Approximately four hours and 15 minutes after we began running, Gabe, Leanna and I ran across the finish line the same way we ran across the start line: together! Our white shirts tainted grayish brown, we hugged it out with me knowing without a doubt I would not have finished without them. I'm physically fit to an extent, yet I'm still 50 pounds over weight. And no matter how much I enjoy running, even I have my limits. I wish I could say thank you to those girls in that team with the black and orange shirts who, every time they passed me, yelled “IT'S RANDY LOVE!” I want to buy a drink for the team who let me have some of their vodka and Red Bull. I want to be Facebook friends with the group from Jacksonville who walked the mile with us in the chest-deep muddy water. I wish I could give a coat and some hummus to George, the man with “Mediterranean blood,” who we had to coax into jumping in the ice bath. I want to thank Gabe and the Mudder volunteers who pulled me up Everest. I want to wish well the man who hurt his knee and had to pull while in the 11th of 12 miles.

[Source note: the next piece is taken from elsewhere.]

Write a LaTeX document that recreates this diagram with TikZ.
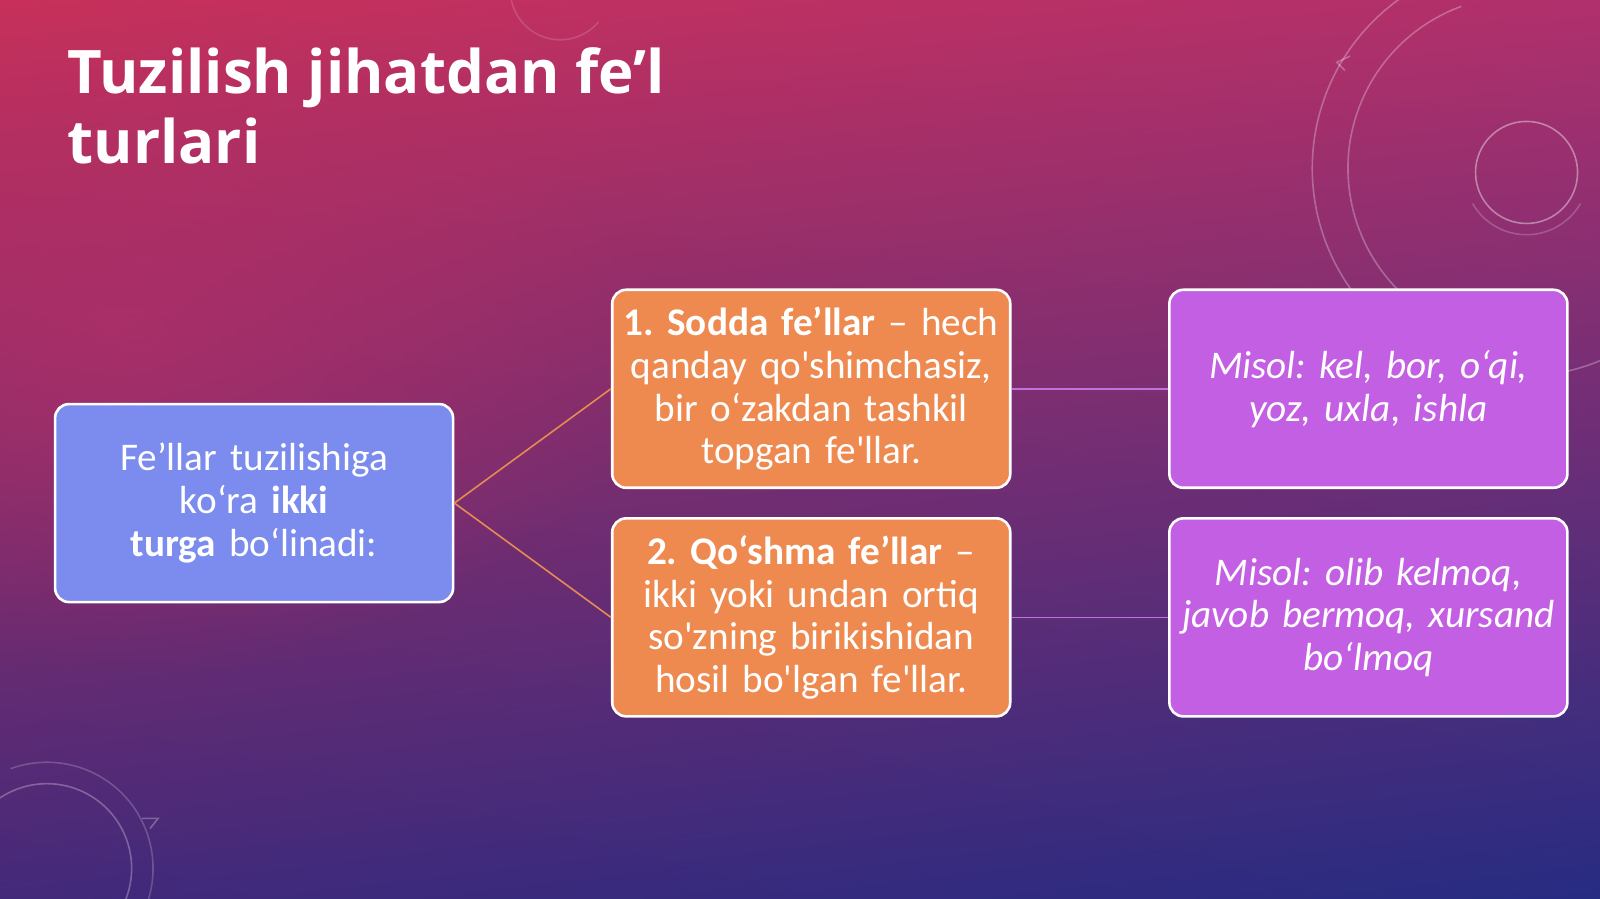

It's now Sunday evening. I'm home, typing while laying in my bed and watching TV. My legs and feet are sore beyond belief. My right elbow hurts a bit when I bend it, and I'm constantly finding bruises, cuts and scrapes on multiple parts of my body. Tough Mudder was one of the most grueling experience I've ever had, one that's left hobbling when I walk. I should want to spend weeks in bed watching TV. Fuck all of that noise. I can't wait to heal so that I can get back to my workouts. Because when – I said when, not if – I compete in my next Mudder, I want to finish earlier, contribute more and not have to be the one who needs lifting out of or over an obstacle. Tough Mudder, I'm coming for that ass in 2014!

Wednesday, January 2, 2013

Let's get dirty!

In November, I ran my first mud race. It wasn't a traditional one; it was zombie-themed. Instead of having copious amounts of obstacles, the race only boasted about 10 obstacles but a lot of zombies chasing and grabbing at you. My friend, who also ran the race, kept talking about wanting to do an all-out tough mudder, an idea about which I politely nodded. I'd seen tough mudder YouTube  videos and heard about how grueling they could be. So the idea of running one honestly frightened me.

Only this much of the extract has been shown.